Honestly, this was the best barbecue sandwich and potato salad I’ve ever had. I was craving potatoes, turns out they are very high in iron and vitamin C. Vitamin C helps with the absorption of iron. Tempeh is also high in iron and B vitamins. It’s the best form of soy to eat because it’s fermented and non GMO. Both recipes were inspired by posts on thekindlife.com. They were both so easy to make too. Both were made using my favorite condiment ever, vegenaise. Vegenaise is so good I could never go back to regular mayo again.
4 Udi’s gluten-free hamburger buns ( these are soooo good)
1 package three grain tempeh
1 bottle of Amy’s organic hot chipotle BBQ sauce
2 cups chopped cabbage
1/2 onion chopped
2 tablespoons vegenaise
1 tablespoon apple-cider vinegar
salt/pepper to taste
Mix all ingredients in bowl and set aside
Slice tempeh in half, then in 4 triangles, then slice triangles in half. You should have 8 thin triangles
Steam the tempeh in steamer basket for 10 minutes ( this allows all the flavors to absorb fully)
Using tongs, place steamed tempeh in a glass casserole dish and pour enough BBQ sauce over to cover. Place in oven preheated to 375 for 15 minutes.

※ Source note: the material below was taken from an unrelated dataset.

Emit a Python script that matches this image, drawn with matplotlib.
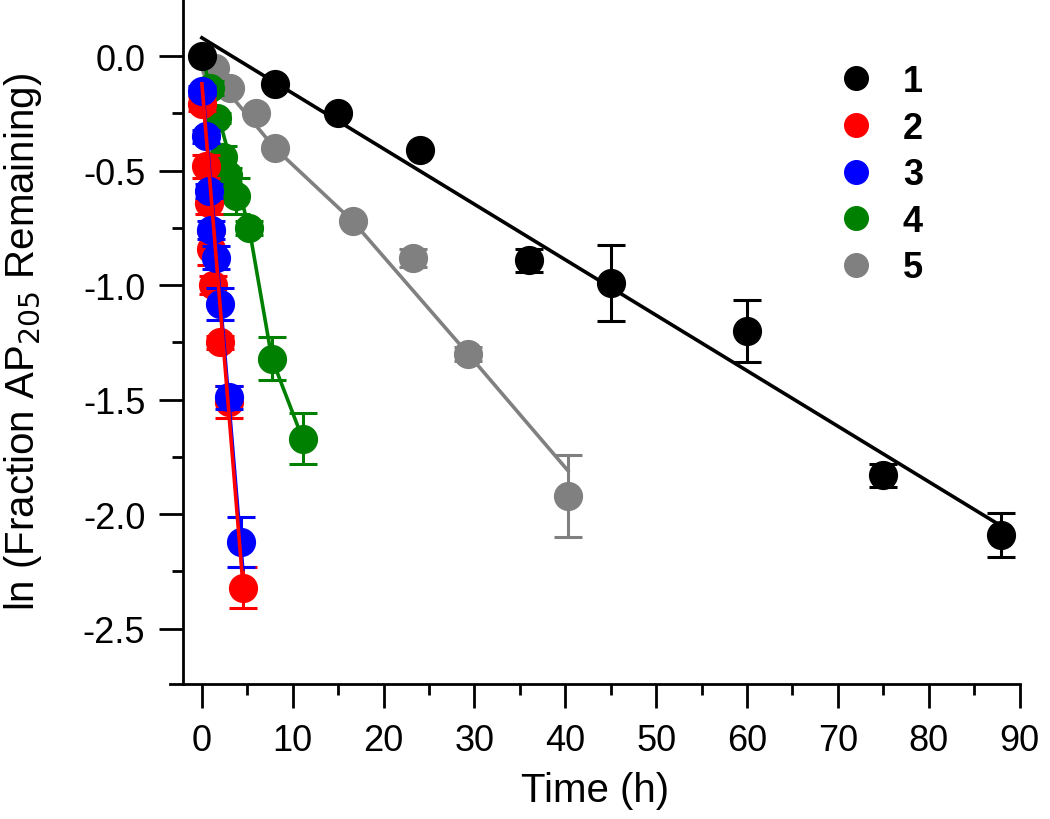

Place slightly cooled tempeh on bun and top with slaw.
Boil 4 or 5 red potatoes until done( sliced small)
Place cooled potatoes in a bowl with 2 scallions chopped, 1/2 large shallot chopped, fresh or dried chives, fresh parsley chopped, 2 tablespoons vegenaise, 1 tablespoon apple cider vinegar, salt/pepper and mix. Place in refrigerator to cool.